### INPUT MATERIAL
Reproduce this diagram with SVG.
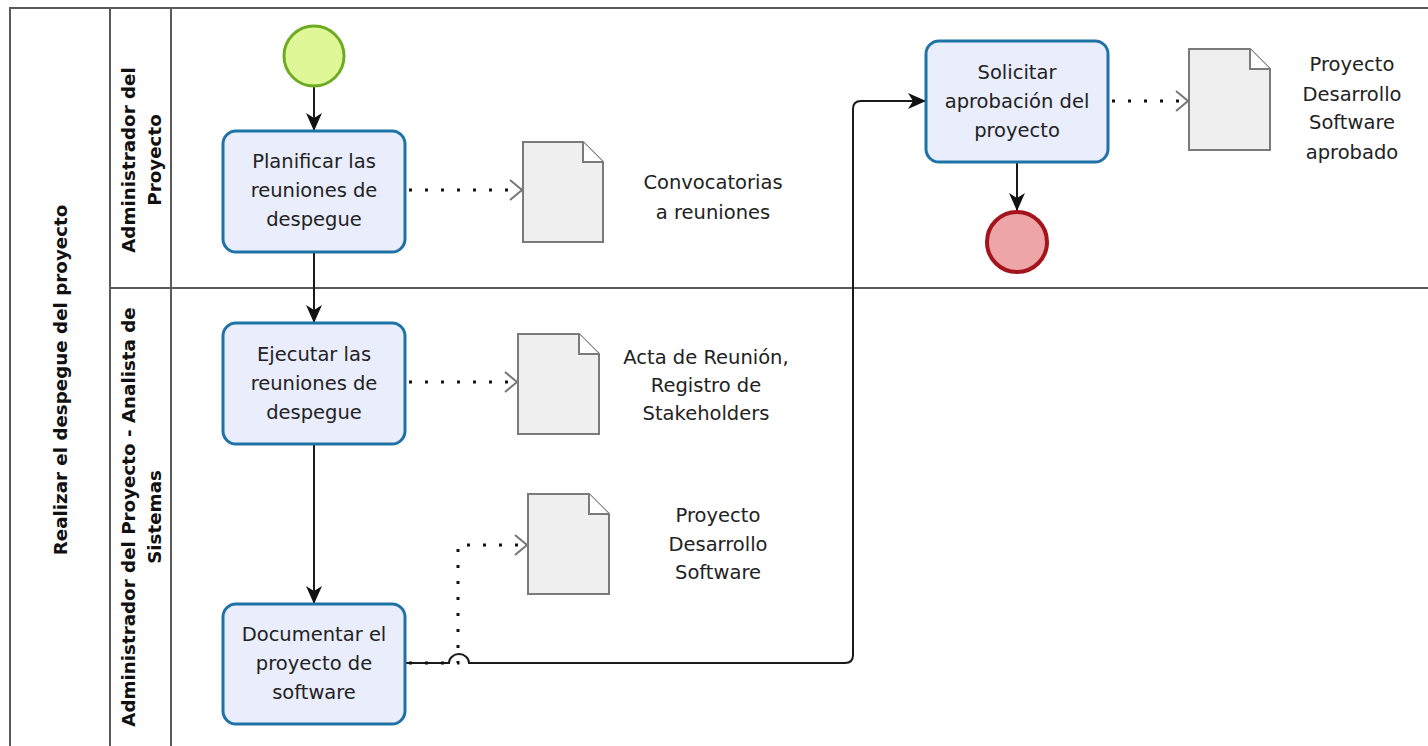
* * *
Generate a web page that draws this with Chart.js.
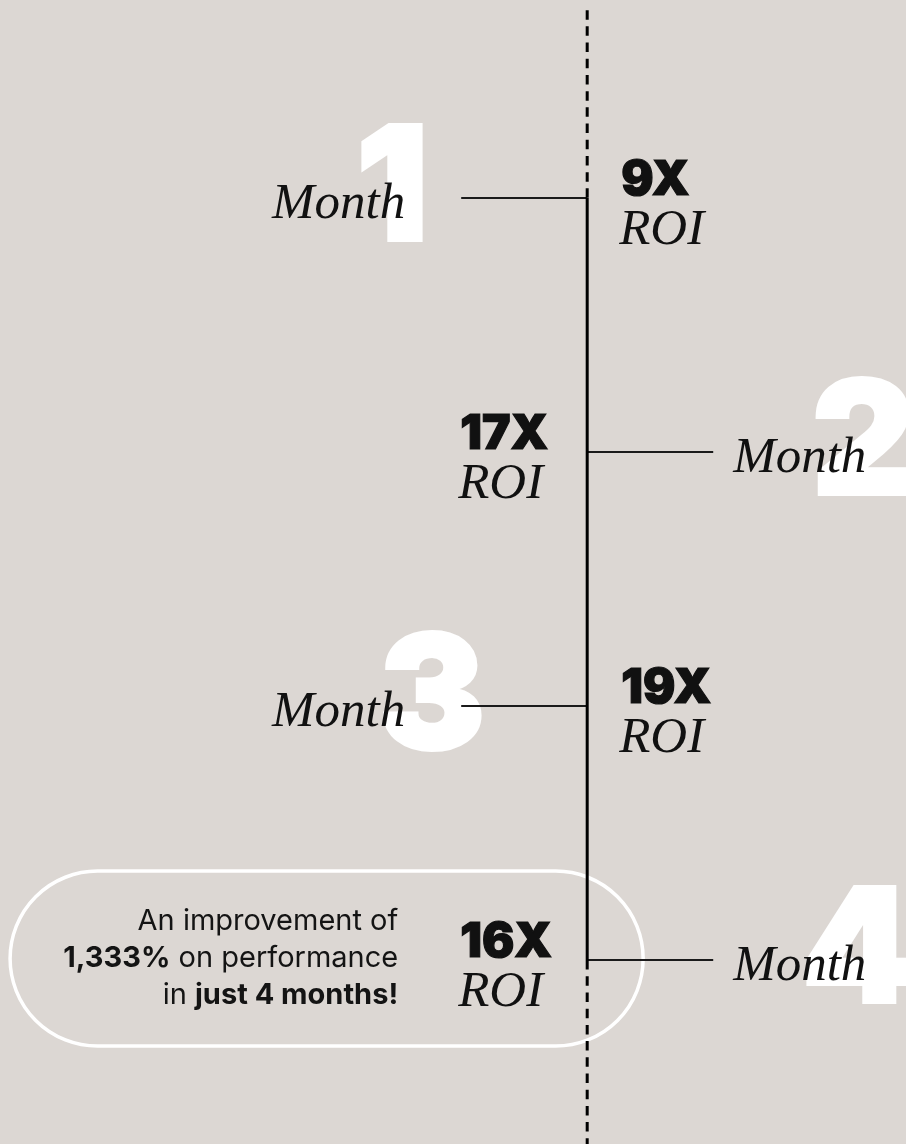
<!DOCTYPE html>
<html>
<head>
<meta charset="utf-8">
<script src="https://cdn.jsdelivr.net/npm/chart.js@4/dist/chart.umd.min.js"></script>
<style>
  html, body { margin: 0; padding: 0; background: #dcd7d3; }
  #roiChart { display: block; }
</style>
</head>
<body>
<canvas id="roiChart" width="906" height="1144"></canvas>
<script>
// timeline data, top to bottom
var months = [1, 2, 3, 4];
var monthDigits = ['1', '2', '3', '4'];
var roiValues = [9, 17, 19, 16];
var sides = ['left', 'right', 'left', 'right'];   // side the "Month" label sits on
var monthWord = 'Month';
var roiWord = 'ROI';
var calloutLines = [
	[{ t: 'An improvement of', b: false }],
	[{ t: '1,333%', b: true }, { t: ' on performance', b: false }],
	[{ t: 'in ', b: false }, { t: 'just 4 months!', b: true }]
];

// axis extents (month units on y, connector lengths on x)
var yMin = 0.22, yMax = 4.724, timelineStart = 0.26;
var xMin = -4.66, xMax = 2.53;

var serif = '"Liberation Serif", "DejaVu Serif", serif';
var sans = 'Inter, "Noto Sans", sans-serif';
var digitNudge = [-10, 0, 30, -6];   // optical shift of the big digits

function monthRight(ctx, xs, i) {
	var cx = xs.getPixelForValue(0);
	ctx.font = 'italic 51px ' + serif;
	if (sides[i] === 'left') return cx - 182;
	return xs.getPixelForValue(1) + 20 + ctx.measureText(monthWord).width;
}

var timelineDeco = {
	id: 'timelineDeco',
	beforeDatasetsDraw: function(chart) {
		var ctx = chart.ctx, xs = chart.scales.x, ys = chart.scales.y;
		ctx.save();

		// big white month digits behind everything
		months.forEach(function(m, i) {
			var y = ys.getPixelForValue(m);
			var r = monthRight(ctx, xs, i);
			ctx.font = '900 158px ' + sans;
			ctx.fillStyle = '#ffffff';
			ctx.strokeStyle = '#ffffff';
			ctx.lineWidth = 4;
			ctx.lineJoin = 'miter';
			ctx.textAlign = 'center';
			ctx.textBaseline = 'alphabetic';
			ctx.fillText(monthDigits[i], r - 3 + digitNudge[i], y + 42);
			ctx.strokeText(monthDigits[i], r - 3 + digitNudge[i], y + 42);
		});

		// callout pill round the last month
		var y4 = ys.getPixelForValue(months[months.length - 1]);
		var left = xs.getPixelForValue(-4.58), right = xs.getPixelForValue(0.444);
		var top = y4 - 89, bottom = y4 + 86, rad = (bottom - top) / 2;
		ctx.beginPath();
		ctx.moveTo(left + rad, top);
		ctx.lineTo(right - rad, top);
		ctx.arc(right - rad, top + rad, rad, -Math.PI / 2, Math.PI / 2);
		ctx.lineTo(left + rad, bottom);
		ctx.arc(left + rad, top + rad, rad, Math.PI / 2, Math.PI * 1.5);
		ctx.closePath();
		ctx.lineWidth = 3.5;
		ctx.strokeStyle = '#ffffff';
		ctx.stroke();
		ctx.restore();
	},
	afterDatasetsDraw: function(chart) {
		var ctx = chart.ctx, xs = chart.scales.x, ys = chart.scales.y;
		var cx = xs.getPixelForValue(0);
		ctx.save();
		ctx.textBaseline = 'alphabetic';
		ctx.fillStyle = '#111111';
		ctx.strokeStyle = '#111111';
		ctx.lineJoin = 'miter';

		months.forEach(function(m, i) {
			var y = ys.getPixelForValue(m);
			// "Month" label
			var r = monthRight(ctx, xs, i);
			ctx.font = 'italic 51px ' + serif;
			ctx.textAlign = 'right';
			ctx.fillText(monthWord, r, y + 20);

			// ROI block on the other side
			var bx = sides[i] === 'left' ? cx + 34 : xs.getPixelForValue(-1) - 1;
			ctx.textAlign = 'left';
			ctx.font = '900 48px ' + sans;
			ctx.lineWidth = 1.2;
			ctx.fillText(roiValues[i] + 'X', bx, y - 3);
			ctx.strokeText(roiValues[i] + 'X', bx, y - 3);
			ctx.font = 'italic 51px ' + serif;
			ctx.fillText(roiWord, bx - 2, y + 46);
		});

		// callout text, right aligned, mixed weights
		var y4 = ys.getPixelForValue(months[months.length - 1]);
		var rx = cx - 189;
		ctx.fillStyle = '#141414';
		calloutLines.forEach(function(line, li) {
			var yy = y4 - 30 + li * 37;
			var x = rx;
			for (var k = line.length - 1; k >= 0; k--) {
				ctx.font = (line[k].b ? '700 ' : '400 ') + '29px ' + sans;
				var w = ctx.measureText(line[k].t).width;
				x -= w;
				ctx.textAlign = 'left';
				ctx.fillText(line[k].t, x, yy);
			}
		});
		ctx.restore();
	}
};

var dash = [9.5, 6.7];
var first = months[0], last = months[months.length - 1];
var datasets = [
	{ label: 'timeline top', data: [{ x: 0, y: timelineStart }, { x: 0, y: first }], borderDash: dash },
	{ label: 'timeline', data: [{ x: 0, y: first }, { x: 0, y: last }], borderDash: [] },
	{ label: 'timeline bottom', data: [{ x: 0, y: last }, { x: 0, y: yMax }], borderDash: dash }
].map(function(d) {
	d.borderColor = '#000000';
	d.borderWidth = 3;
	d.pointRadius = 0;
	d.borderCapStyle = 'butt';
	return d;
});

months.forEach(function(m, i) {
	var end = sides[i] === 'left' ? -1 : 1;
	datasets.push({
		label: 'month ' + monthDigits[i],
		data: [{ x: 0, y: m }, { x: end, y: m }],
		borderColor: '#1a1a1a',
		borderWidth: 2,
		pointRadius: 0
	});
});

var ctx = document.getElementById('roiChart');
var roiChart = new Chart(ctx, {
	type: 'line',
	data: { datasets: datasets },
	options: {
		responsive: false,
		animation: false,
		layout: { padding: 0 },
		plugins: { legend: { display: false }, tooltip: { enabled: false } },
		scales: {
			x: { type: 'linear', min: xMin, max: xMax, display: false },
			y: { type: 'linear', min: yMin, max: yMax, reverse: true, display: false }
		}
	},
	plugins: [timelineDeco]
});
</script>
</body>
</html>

### EXERCISE OBJECTIVE
In the listing above, find the line containing "Generate a web" and the line containing "var xMin = -4.66, xMax = 2.53;", then write out both of them and every line between, exactly, with no pictures.

### THE COMPLETED TASK
Generate a web page that draws this with Chart.js.
<!DOCTYPE html>
<html>
<head>
<meta charset="utf-8">
<script src="https://cdn.jsdelivr.net/npm/chart.js@4/dist/chart.umd.min.js"></script>
<style>
  html, body { margin: 0; padding: 0; background: #dcd7d3; }
  #roiChart { display: block; }
</style>
</head>
<body>
<canvas id="roiChart" width="906" height="1144"></canvas>
<script>
// timeline data, top to bottom
var months = [1, 2, 3, 4];
var monthDigits = ['1', '2', '3', '4'];
var roiValues = [9, 17, 19, 16];
var sides = ['left', 'right', 'left', 'right'];   // side the "Month" label sits on
var monthWord = 'Month';
var roiWord = 'ROI';
var calloutLines = [
	[{ t: 'An improvement of', b: false }],
	[{ t: '1,333%', b: true }, { t: ' on performance', b: false }],
	[{ t: 'in ', b: false }, { t: 'just 4 months!', b: true }]
];

// axis extents (month units on y, connector lengths on x)
var yMin = 0.22, yMax = 4.724, timelineStart = 0.26;
var xMin = -4.66, xMax = 2.53;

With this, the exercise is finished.